Output every line below without omitting or altering anything.

○ ○ ○ ○

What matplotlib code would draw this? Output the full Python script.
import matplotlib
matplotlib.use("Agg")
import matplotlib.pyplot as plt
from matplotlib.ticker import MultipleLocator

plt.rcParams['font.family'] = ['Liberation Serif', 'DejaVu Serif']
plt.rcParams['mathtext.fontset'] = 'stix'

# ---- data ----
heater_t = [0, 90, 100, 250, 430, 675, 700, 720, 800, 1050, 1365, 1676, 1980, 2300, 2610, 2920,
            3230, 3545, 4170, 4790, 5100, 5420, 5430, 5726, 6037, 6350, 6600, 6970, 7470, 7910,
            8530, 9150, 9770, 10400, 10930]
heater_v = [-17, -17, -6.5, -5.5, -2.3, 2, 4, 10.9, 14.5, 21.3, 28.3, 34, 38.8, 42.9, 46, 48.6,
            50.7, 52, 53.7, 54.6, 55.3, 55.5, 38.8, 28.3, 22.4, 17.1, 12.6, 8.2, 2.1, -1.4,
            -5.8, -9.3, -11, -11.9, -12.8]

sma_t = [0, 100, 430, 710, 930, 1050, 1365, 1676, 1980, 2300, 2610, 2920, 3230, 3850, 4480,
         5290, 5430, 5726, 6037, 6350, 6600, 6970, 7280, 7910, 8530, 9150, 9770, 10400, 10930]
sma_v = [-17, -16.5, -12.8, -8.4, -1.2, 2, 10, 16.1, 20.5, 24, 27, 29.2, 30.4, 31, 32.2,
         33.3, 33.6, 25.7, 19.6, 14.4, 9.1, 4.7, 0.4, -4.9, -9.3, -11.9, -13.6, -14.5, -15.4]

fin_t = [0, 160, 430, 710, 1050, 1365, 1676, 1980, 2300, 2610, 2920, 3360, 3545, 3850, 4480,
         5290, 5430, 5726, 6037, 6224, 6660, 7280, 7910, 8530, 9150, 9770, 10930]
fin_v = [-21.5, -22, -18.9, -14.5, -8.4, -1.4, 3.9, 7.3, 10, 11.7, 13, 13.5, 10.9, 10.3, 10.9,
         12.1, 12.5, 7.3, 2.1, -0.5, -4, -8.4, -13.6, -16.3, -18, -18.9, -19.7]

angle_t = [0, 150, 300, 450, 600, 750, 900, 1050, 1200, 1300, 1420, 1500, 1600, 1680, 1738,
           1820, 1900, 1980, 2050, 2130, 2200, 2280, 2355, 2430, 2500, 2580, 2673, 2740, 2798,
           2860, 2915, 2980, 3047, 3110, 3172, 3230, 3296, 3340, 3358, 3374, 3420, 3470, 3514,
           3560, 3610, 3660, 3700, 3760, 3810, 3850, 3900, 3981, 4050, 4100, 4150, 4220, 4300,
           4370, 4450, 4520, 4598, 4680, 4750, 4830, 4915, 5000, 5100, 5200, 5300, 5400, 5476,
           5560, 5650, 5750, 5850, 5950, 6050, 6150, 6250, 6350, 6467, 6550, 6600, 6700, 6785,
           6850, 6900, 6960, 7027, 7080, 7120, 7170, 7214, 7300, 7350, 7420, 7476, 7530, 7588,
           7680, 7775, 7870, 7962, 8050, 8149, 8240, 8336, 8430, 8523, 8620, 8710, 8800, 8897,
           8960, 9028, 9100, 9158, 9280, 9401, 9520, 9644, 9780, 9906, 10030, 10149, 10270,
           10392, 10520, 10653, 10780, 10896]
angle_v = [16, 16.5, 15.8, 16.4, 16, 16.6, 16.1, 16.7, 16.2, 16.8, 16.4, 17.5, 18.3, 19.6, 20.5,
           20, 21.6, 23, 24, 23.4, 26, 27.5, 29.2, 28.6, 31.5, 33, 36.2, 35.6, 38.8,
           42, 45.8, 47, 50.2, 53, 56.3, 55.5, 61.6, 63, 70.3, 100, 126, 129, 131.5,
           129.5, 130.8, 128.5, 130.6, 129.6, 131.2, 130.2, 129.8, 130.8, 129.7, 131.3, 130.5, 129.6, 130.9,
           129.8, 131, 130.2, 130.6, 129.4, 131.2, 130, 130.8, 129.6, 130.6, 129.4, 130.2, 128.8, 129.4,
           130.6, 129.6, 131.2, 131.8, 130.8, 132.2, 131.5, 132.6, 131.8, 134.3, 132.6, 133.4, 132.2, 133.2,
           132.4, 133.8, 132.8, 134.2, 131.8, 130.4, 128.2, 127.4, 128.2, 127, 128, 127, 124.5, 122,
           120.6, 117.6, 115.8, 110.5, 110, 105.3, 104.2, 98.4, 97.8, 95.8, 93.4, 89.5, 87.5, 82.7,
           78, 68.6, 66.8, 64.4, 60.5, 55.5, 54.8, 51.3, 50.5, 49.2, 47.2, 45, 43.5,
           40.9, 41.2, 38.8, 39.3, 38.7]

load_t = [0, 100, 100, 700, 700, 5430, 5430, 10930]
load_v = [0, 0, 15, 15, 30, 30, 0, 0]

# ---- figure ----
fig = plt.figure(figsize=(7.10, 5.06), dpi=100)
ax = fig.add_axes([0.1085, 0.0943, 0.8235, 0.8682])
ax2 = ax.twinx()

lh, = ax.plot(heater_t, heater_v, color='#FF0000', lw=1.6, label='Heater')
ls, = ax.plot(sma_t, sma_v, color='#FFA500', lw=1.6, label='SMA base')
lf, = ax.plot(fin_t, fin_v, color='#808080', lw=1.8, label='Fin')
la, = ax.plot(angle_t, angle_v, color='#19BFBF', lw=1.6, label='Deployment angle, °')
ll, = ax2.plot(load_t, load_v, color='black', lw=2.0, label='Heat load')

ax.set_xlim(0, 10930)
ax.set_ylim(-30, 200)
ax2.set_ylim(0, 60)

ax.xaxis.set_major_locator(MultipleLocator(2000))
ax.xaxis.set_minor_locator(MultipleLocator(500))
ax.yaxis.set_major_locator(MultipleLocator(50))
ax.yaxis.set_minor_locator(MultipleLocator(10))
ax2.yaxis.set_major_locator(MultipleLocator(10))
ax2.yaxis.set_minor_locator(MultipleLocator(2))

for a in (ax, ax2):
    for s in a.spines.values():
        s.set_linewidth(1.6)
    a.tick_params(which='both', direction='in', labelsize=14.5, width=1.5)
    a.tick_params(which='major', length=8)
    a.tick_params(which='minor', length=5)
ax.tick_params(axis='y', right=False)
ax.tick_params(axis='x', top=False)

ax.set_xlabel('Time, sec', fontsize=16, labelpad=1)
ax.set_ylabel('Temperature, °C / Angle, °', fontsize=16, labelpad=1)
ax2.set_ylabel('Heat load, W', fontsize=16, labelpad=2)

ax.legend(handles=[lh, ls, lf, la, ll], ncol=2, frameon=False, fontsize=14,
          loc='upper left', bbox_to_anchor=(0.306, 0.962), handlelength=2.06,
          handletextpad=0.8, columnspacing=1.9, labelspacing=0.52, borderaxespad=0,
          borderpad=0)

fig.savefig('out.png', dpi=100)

○ ○ ○ ○

◆ **Task output**
What matplotlib code would draw this? Output the full Python script.
import matplotlib
matplotlib.use("Agg")
import matplotlib.pyplot as plt
from matplotlib.ticker import MultipleLocator

plt.rcParams['font.family'] = ['Liberation Serif', 'DejaVu Serif']
plt.rcParams['mathtext.fontset'] = 'stix'

# ---- data ----
heater_t = [0, 90, 100, 250, 430, 675, 700, 720, 800, 1050, 1365, 1676, 1980, 2300, 2610, 2920,
            3230, 3545, 4170, 4790, 5100, 5420, 5430, 5726, 6037, 6350, 6600, 6970, 7470, 7910,
            8530, 9150, 9770, 10400, 10930]
heater_v = [-17, -17, -6.5, -5.5, -2.3, 2, 4, 10.9, 14.5, 21.3, 28.3, 34, 38.8, 42.9, 46, 48.6,
            50.7, 52, 53.7, 54.6, 55.3, 55.5, 38.8, 28.3, 22.4, 17.1, 12.6, 8.2, 2.1, -1.4,
            -5.8, -9.3, -11, -11.9, -12.8]

sma_t = [0, 100, 430, 710, 930, 1050, 1365, 1676, 1980, 2300, 2610, 2920, 3230, 3850, 4480,
         5290, 5430, 5726, 6037, 6350, 6600, 6970, 7280, 7910, 8530, 9150, 9770, 10400, 10930]
sma_v = [-17, -16.5, -12.8, -8.4, -1.2, 2, 10, 16.1, 20.5, 24, 27, 29.2, 30.4, 31, 32.2,
         33.3, 33.6, 25.7, 19.6, 14.4, 9.1, 4.7, 0.4, -4.9, -9.3, -11.9, -13.6, -14.5, -15.4]

fin_t = [0, 160, 430, 710, 1050, 1365, 1676, 1980, 2300, 2610, 2920, 3360, 3545, 3850, 4480,
         5290, 5430, 5726, 6037, 6224, 6660, 7280, 7910, 8530, 9150, 9770, 10930]
fin_v = [-21.5, -22, -18.9, -14.5, -8.4, -1.4, 3.9, 7.3, 10, 11.7, 13, 13.5, 10.9, 10.3, 10.9,
         12.1, 12.5, 7.3, 2.1, -0.5, -4, -8.4, -13.6, -16.3, -18, -18.9, -19.7]

angle_t = [0, 150, 300, 450, 600, 750, 900, 1050, 1200, 1300, 1420, 1500, 1600, 1680, 1738,
           1820, 1900, 1980, 2050, 2130, 2200, 2280, 2355, 2430, 2500, 2580, 2673, 2740, 2798,
           2860, 2915, 2980, 3047, 3110, 3172, 3230, 3296, 3340, 3358, 3374, 3420, 3470, 3514,
           3560, 3610, 3660, 3700, 3760, 3810, 3850, 3900, 3981, 4050, 4100, 4150, 4220, 4300,
           4370, 4450, 4520, 4598, 4680, 4750, 4830, 4915, 5000, 5100, 5200, 5300, 5400, 5476,
           5560, 5650, 5750, 5850, 5950, 6050, 6150, 6250, 6350, 6467, 6550, 6600, 6700, 6785,
           6850, 6900, 6960, 7027, 7080, 7120, 7170, 7214, 7300, 7350, 7420, 7476, 7530, 7588,
           7680, 7775, 7870, 7962, 8050, 8149, 8240, 8336, 8430, 8523, 8620, 8710, 8800, 8897,
           8960, 9028, 9100, 9158, 9280, 9401, 9520, 9644, 9780, 9906, 10030, 10149, 10270,
           10392, 10520, 10653, 10780, 10896]
angle_v = [16, 16.5, 15.8, 16.4, 16, 16.6, 16.1, 16.7, 16.2, 16.8, 16.4, 17.5, 18.3, 19.6, 20.5,
           20, 21.6, 23, 24, 23.4, 26, 27.5, 29.2, 28.6, 31.5, 33, 36.2, 35.6, 38.8,
           42, 45.8, 47, 50.2, 53, 56.3, 55.5, 61.6, 63, 70.3, 100, 126, 129, 131.5,
           129.5, 130.8, 128.5, 130.6, 129.6, 131.2, 130.2, 129.8, 130.8, 129.7, 131.3, 130.5, 129.6, 130.9,
           129.8, 131, 130.2, 130.6, 129.4, 131.2, 130, 130.8, 129.6, 130.6, 129.4, 130.2, 128.8, 129.4,
           130.6, 129.6, 131.2, 131.8, 130.8, 132.2, 131.5, 132.6, 131.8, 134.3, 132.6, 133.4, 132.2, 133.2,
           132.4, 133.8, 132.8, 134.2, 131.8, 130.4, 128.2, 127.4, 128.2, 127, 128, 127, 124.5, 122,
           120.6, 117.6, 115.8, 110.5, 110, 105.3, 104.2, 98.4, 97.8, 95.8, 93.4, 89.5, 87.5, 82.7,
           78, 68.6, 66.8, 64.4, 60.5, 55.5, 54.8, 51.3, 50.5, 49.2, 47.2, 45, 43.5,
           40.9, 41.2, 38.8, 39.3, 38.7]

load_t = [0, 100, 100, 700, 700, 5430, 5430, 10930]
load_v = [0, 0, 15, 15, 30, 30, 0, 0]

# ---- figure ----
fig = plt.figure(figsize=(7.10, 5.06), dpi=100)
ax = fig.add_axes([0.1085, 0.0943, 0.8235, 0.8682])
ax2 = ax.twinx()

lh, = ax.plot(heater_t, heater_v, color='#FF0000', lw=1.6, label='Heater')
ls, = ax.plot(sma_t, sma_v, color='#FFA500', lw=1.6, label='SMA base')
lf, = ax.plot(fin_t, fin_v, color='#808080', lw=1.8, label='Fin')
la, = ax.plot(angle_t, angle_v, color='#19BFBF', lw=1.6, label='Deployment angle, °')
ll, = ax2.plot(load_t, load_v, color='black', lw=2.0, label='Heat load')

ax.set_xlim(0, 10930)
ax.set_ylim(-30, 200)
ax2.set_ylim(0, 60)

ax.xaxis.set_major_locator(MultipleLocator(2000))
ax.xaxis.set_minor_locator(MultipleLocator(500))
ax.yaxis.set_major_locator(MultipleLocator(50))
ax.yaxis.set_minor_locator(MultipleLocator(10))
ax2.yaxis.set_major_locator(MultipleLocator(10))
ax2.yaxis.set_minor_locator(MultipleLocator(2))

for a in (ax, ax2):
    for s in a.spines.values():
        s.set_linewidth(1.6)
    a.tick_params(which='both', direction='in', labelsize=14.5, width=1.5)
    a.tick_params(which='major', length=8)
    a.tick_params(which='minor', length=5)
ax.tick_params(axis='y', right=False)
ax.tick_params(axis='x', top=False)

ax.set_xlabel('Time, sec', fontsize=16, labelpad=1)
ax.set_ylabel('Temperature, °C / Angle, °', fontsize=16, labelpad=1)
ax2.set_ylabel('Heat load, W', fontsize=16, labelpad=2)

ax.legend(handles=[lh, ls, lf, la, ll], ncol=2, frameon=False, fontsize=14,
          loc='upper left', bbox_to_anchor=(0.306, 0.962), handlelength=2.06,
          handletextpad=0.8, columnspacing=1.9, labelspacing=0.52, borderaxespad=0,
          borderpad=0)

fig.savefig('out.png', dpi=100)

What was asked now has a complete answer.